Every year at PAX East, there’s a fun, innovative 2D retro-inspired platforming action game that bends the limits of the genre. Last year it was The Messenger (swooooon!), and this year it might most definitely be Askiisoft & Devolver Digital’s Katana Zero. The game plops us in the shoes of a ninja assassin in modern times, complete with a katana in hand, and has us running and slashing through arena-like rooms.

There are time-based story elements that allow us to make decisions and tune conversations and situations with NPCs to our preferred (or usually surprising) outcomes, depending on how fast we want to make it through the plot. And, based on those decisions, the game can change and adapt its narrative and action sequences (and its plentiful endings). In one area of the demo at PAX, we pass through a police station to get our next missions. The desk attendant seems to have a thing for us, and continues to ask us questions about why we’re in a ninja outfit. If we rush through (essentially by answering “shut up” or “I have to go” before the timer exits its red-colored bar) then we start to raise the tension. She asks again. I try to rush it again.
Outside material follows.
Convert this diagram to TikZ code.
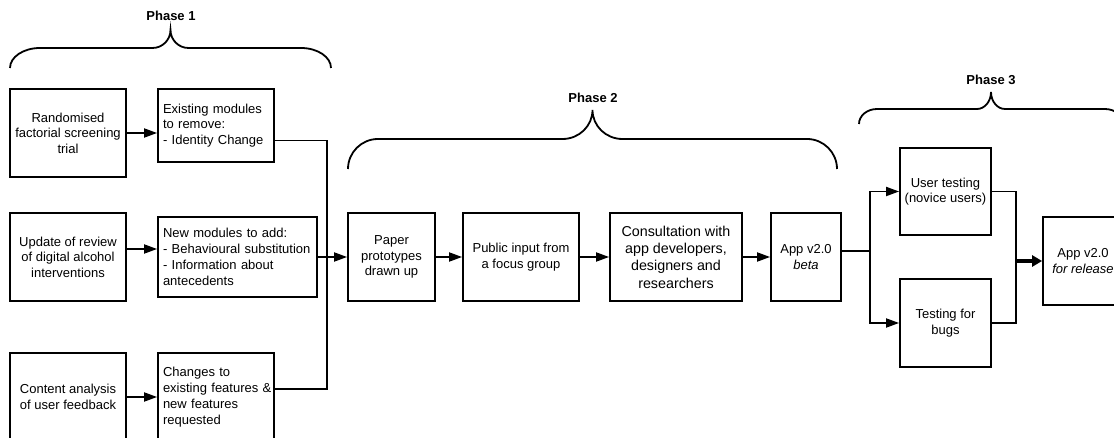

TENSION PEAKING. I have a feeling that if I do it again something bad will happen, so on her third time asking I wait until the bar passes into its regular answer area, popping up three possible replies. “It’s cosplay.” Ahh, okay, she buys it. She asks a couple more questions and then sets us on our way. Though our answers feel like they’re meaningless, they matter later on when we come back to the station, now filled with gun-wielding officers questioning why we’re covered in blood. “He’s just a cosplayer,” she replies, and we get to pass through unharmed.

While all of that functions quite well, the main hook of the game is actually its time slowdown and reboot mechanism. Styled as if someone is watching a VHS tape of a battle sequence, we run through rooms as best as possible. If we die, the tape “rewinds” and our mystery narrator tells us that the scene actually didn’t play out that way. “No, that’s not it.” This is meant to inform us that we’re not so much playing a game, but reliving memories of the best possible way that we made it through a room. It’s quite novel, and a great way to inject time-based effects into the game. In fact, we can slow down time as well, with the tap of a button, to dash through laser beams or ventilation fans, or to even sneak up on enemies and swipe back their bullets.

It’s delicious. It’s also pretty violent, as heads explode and bodies get thrown around, in beautiful 16-bit glory. Yum!

The smooth controls and timeshifting gameplay blend together perfectly, and add up to a game that is firmly on our radar.

Katana Zero launches on Nintendo Switch and PC on April 18.